Sia Motterlini che Boitani espongono una serie di solide contestazioni, sia di ordine etico che metodologico, dell’uso dello sconto del futuro in materie che travalicano gli (stretti) ambiti dove il metodo è giustificato (i flussi finanziari, o la valutazione di convenienza di un’assicurazione privata, ad esempio). Ese anche è vero che lo sconto del futuro riflette una nostra attitudine psicologica, non significa che sia giusto applicarlo al di fuori delle scelte strettamente individuali, trasformandolo in un “metro” sociale applicato indistintamente ad ognuno in tutte le generazioni future, le quali, oggi, non hanno alcun modo di farci conoscere le loro preferenze, né partecipano al “contratto sociale”. Come ha sempre sostenuto uno dei padri dell’economia ambientale, Nicholas Stern, a partire dalla celebre Stern Review del 2006, il tasso sociale di sconto per le generazioni future dovrebbe essere zero.
Nella misura in cui sia utile far leva sulla psicologia economica, o almeno non ignorarla completamente, una strada può essere quella delle tecniche di nudging (“sospingere” la decisione in una direzione anziché un’altra) introdotte da Richard Thaler, insignito del Nobel per l’Economia nel 2017 per i suoi studi di economia comportamentale (Thaler e Sunstein, Nudge, Yale Univeristy Press, 2021).
Un punto acquisito dalla ricerca sperimentale è che la disponbilità a pagare, come la gran parte delle decisioni economiche, è influenzata dalla “cornice”, framing, entro cui vengono presentate le conseguenze o le eventuali alternative. In particolare, fa differenza se il framing focalizza perdite o guadagni. Ci sono studi che dimostrano come la focalizzazione dei guadagni favorisca l’adesione alle politiche ambientali (Pidgeon e Spence, “Framing and Communicating Climate Change: The Effects of Distance and Outcome Frame Manipulations.” Global Environmental Change 2010 pp. 656–667).
Si tratterebbe quindi di capovolgere la strategia comunicativa e argomentativa: dalla logica dell’assicurazione a quella dell’investimento. La prima è sostanzialmente una “strategia della paura”, mediante la quale si cerca di mobilitare la coscienza, e il portafoglio, delle persone facendo leva sull’entità dei danni futuri. Non dico che sia l’unica strategia, ma a me pare quella prevalente. Il suo problema è che, come visto prima, si muove sul terreno dell’avversario e cade facilmente vittima della svalutazione del futuro.
Viceversa, il messaggio per il/la sig./a Rossi può essere riformulato così: non facendo niente, il/la nipote avrà un reddito di 62000 euro, mentre con un adeguato pacchetto di politiche di contrasto al cambiamento climatico raggiungerà i 77500 euro.
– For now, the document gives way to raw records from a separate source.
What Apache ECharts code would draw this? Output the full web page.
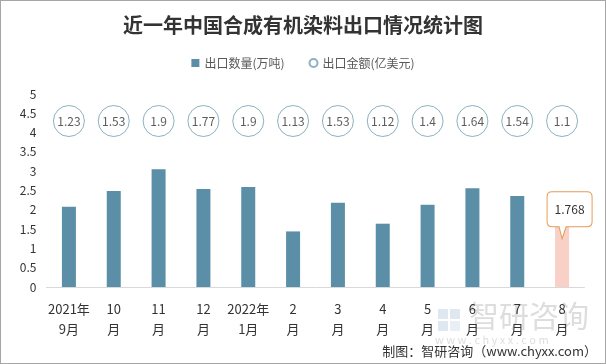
<!DOCTYPE html>
<html>
<head>
<meta charset="utf-8">
<script src="https://cdn.jsdelivr.net/npm/echarts@6/dist/echarts.min.js"></script>
<style>
html,body{margin:0;padding:0;background:#fff;}
#chart{width:606px;height:364px;box-sizing:border-box;border:1px solid #a6a6a6;}
</style>
</head>
<body>
<div id="chart"></div>
<script>
const categories = ['2021年\n9月','10\n月','11\n月','12\n月','2022年\n1月','2\n月','3\n月','4\n月','5\n月','6\n月','7\n月','8\n月'];
const quantity = [2.08, 2.49, 3.05, 2.54, 2.59, 1.44, 2.18, 1.64, 2.13, 2.56, 2.36, 1.768];
const amount = [1.23, 1.53, 1.9, 1.77, 1.9, 1.13, 1.53, 1.12, 1.4, 1.64, 1.54, 1.1];
const yTicks = { min: 0, max: 5, interval: 0.5 };
const circleLevel = 4.3;

const FONT = '"Noto Sans CJK SC", "Microsoft YaHei", sans-serif';
const barColor = '#5B8FA7';
const lastColor = '#F8D0C6';

const chart = echarts.init(document.getElementById('chart'), null, {renderer: 'canvas'});
const lastIdx = quantity.length - 1;

const calloutPath = 'path://M5,0 L40,0 Q45,0 45,5 L45,30 Q45,35 40,35 L19,35 L15,47 L12,35 L5,35 Q0,35 0,30 L0,5 Q0,0 5,0 Z';

chart.setOption({
  animation: false,
  textStyle: {fontFamily: FONT},
  title: {
    text: '近一年中国合成有机染料出口情况统计图',
    left: 'center', top: 9,
    textStyle: {fontFamily: FONT, fontSize: 20, fontWeight: 'bold', color: '#333'}
  },
  legend: {
    top: 51, left: 'center',
    itemWidth: 8, itemHeight: 8, itemGap: 24,
    textStyle: {fontFamily: FONT, fontSize: 12, color: '#595959'},
    data: [
      {name: '出口数量(万吨)', icon: 'rect'},
      {name: '出口金额(亿美元)', icon: 'circle'}
    ]
  },
  grid: {left: 45.5, right: 20.5, top: 93, bottom: 76},
  xAxis: {
    type: 'category',
    data: categories,
    axisLine: {lineStyle: {color: '#d9d9d9', width: 1}},
    axisTick: {show: false},
    axisLabel: {interval: 0, color: '#333', fontSize: 13, lineHeight: 20, margin: 12, fontFamily: FONT}
  },
  yAxis: {
    type: 'value',
    min: yTicks.min, max: yTicks.max, interval: yTicks.interval,
    axisLine: {show: false},
    axisTick: {show: false},
    splitLine: {show: false},
    axisLabel: {color: '#333', fontSize: 12, margin: 10, fontFamily: FONT}
  },
  series: [
    {
      name: '出口数量(万吨)',
      type: 'bar',
      barWidth: 14,
      itemStyle: {color: barColor},
      data: quantity.map((v, i) => i === lastIdx ? {value: v, itemStyle: {color: lastColor}} : v),
      markPoint: {
        symbol: calloutPath,
        symbolSize: [45, 47],
        symbolOffset: [7.5, -3.5],
        symbolKeepAspect: false,
        itemStyle: {color: '#fff', borderColor: '#E39B57', borderWidth: 1},
        label: {
          show: true, position: 'inside', offset: [0, -6],
          color: '#333', fontSize: 12, fontFamily: FONT,
          formatter: () => String(quantity[lastIdx])
        },
        data: [{coord: [lastIdx, quantity[lastIdx]]}]
      }
    },
    {
      name: '出口金额(亿美元)',
      type: 'scatter',
      symbol: 'circle',
      symbolSize: 31,
      itemStyle: {color: '#fff', borderColor: '#6F9DB2', borderWidth: 1},
      label: {
        show: true, position: 'inside', color: '#333', fontSize: 12, fontFamily: FONT,
        formatter: p => String(amount[p.dataIndex])
      },
      data: amount.map((a, i) => [i, circleLevel]),
      z: 3
    }
  ],
  graphic: [
    {type: 'rect', left: 437, top: 308, shape: {width: 10, height: 10}, style: {fill: 'rgba(150,175,210,0.3)'}, silent: true},
    {type: 'rect', left: 449, top: 308, shape: {width: 10, height: 10}, style: {fill: 'rgba(150,175,210,0.3)'}, silent: true},
    {type: 'rect', left: 437, top: 320, shape: {width: 10, height: 10}, style: {fill: 'rgba(150,175,210,0.3)'}, silent: true},
    {type: 'rect', left: 449, top: 320, shape: {width: 10, height: 10}, style: {fill: 'rgba(150,175,210,0.2)'}, silent: true},
    {type: 'text', left: 468, top: 300, silent: true,
      style: {text: '智研咨询', fontSize: 30, fontFamily: FONT, fill: 'rgba(170,170,170,0.4)'}},
    {type: 'text', left: 434, top: 333, silent: true,
      style: {text: 'w w w . c h y x x . c o m', fontSize: 11, fontFamily: FONT, fill: 'rgba(170,170,170,0.4)'}},
    {type: 'text', right: 8, top: 344, silent: true,
      style: {text: '制图：智研咨询（www.chyxx.com）', fontSize: 13, fontFamily: FONT, fill: '#333'}}
  ]
});
</script>
</body>
</html>
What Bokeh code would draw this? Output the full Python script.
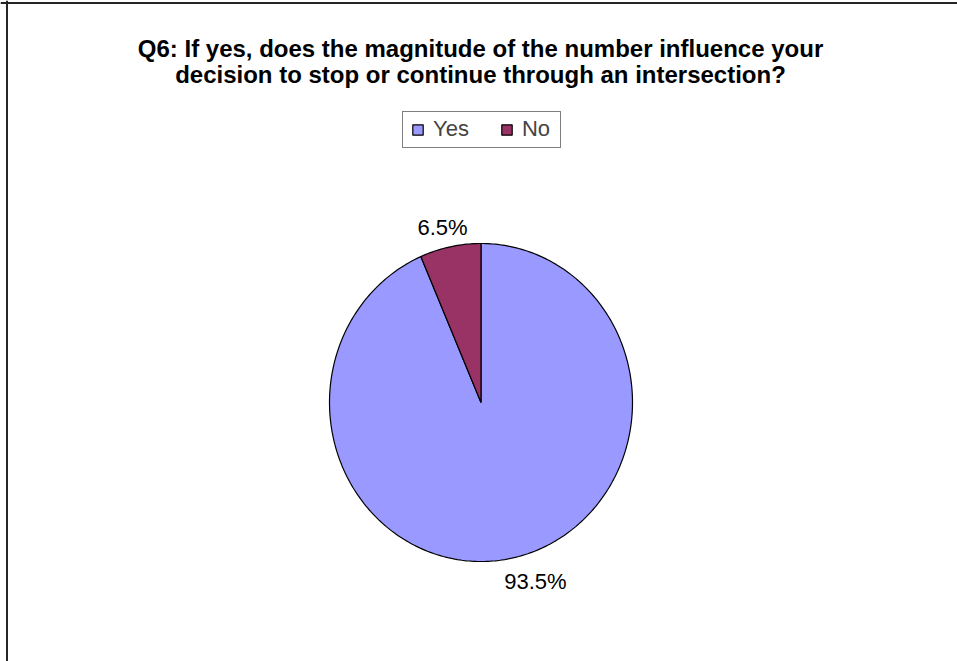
import math
from bokeh.plotting import figure
from bokeh.models import Range1d, Span, Label, Legend, LegendItem, ColumnDataSource
from bokeh.embed import file_html
from bokeh.resources import INLINE

categories = ["Yes", "No"]
shares = [93.5, 6.5]
labels = ["93.5%", "6.5%"]
colors = ["#9999FF", "#993366"]
title_lines = ["Q6: If yes, does the magnitude of the number influence your",
               "decision to stop or continue through an intersection?"]

W, H = 957, 661
p = figure(width=W, height=H, output_backend="svg", toolbar_location=None,
           x_range=Range1d(0, W), y_range=Range1d(H, 0), min_border=0,
           background_fill_color="white", border_fill_color="white")
p.axis.visible = False
p.grid.visible = False
p.outline_line_color = None

# chart frame (left and top edges visible)
p.add_layout(Span(location=6.5, dimension="height", line_color="#262626", line_width=2))
p.add_layout(Span(location=2.5, dimension="width", line_color="#262626", line_width=2))

cx, cy, rx, ry = 480.5, 402, 151.5, 159
total = sum(shares)
xs, ys, mids = [], [], []
start = 0.0
for s in shares:
    a0 = start / total * 2 * math.pi
    a1 = (start + s) / total * 2 * math.pi
    n = max(4, int(400 * s / total))
    px = [cx]
    py = [cy]
    for i in range(n + 1):
        t = a0 + (a1 - a0) * i / n
        px.append(cx + rx * math.sin(t))
        py.append(cy - ry * math.cos(t))
    xs.append(px)
    ys.append(py)
    mids.append((a0 + a1) / 2)
    start += s

src = ColumnDataSource(dict(xs=xs, ys=ys, color=colors, cat=categories))
r = p.patches("xs", "ys", source=src, fill_color="color", line_color="black", line_width=1.2)

lab_x = [cx + 1.12 * rx * math.sin(m) for m in mids]
lab_y = [cy - 1.12 * ry * math.cos(m) for m in mids]
x_nudge = [20, -4]
y_nudge = [5, -1]
for lx, ly, t, xo, yo in zip(lab_x, lab_y, labels, x_nudge, y_nudge):
    p.add_layout(Label(x=lx + xo, y=ly + yo, text=t, text_align="center", text_baseline="middle",
                       text_font="Liberation Sans", text_font_size="22px", text_color="black"))

for i, line in enumerate(title_lines):
    p.add_layout(Label(x=480, y=48 + i * 26, text=line, text_align="center", text_baseline="middle",
                       text_font="Liberation Sans", text_font_size="24px", text_font_style="bold",
                       text_color="black"))

legend = Legend(items=[LegendItem(label=c, renderers=[r], index=i) for i, c in enumerate(categories)],
                orientation="horizontal", location=(402, H - 148),
                glyph_width=13, glyph_height=13, label_standoff=9, spacing=31,
                padding=dict(left=8, right=10, top=4, bottom=5), margin=0, label_height=19,
                label_text_font="Liberation Sans", label_text_font_size="22px",
                border_line_color="black", border_line_width=1,
                background_fill_color="white", background_fill_alpha=1)
p.add_layout(legend)

open("out.html", "w").write(file_html(p, INLINE))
Ora il focus della decisione è diventato l’incremento di reddito di 15500 euro che si può offrire al/la proprio/a nipote contribuendo oggi alle politiche ambientali, un framing coerente con un’attitudine “impaziente”, ma che ora sollecita quella che richiede un premio futuro per compensare un costo presente.
Naturalmente non possiamo essere certi che per tutti e in ogni circostanza la decisione sarà a favore delle politiche ambientali a qualunque costo; è certamente necessario studiare accuratamente tutti gli aspetti che possono incidere su consenso e sostenibilità sociale. Ma la paura del futuro e del cambiamento è da sempre l’architrave di conservatori e reazionari, negazionisti e dilazionisti. Capovolgiamo la logica: prepariamo un mondo migliore per i nostri nipoti; il costo del cambiamento oggi è un investimento che darà i suoi frutti nel tempo.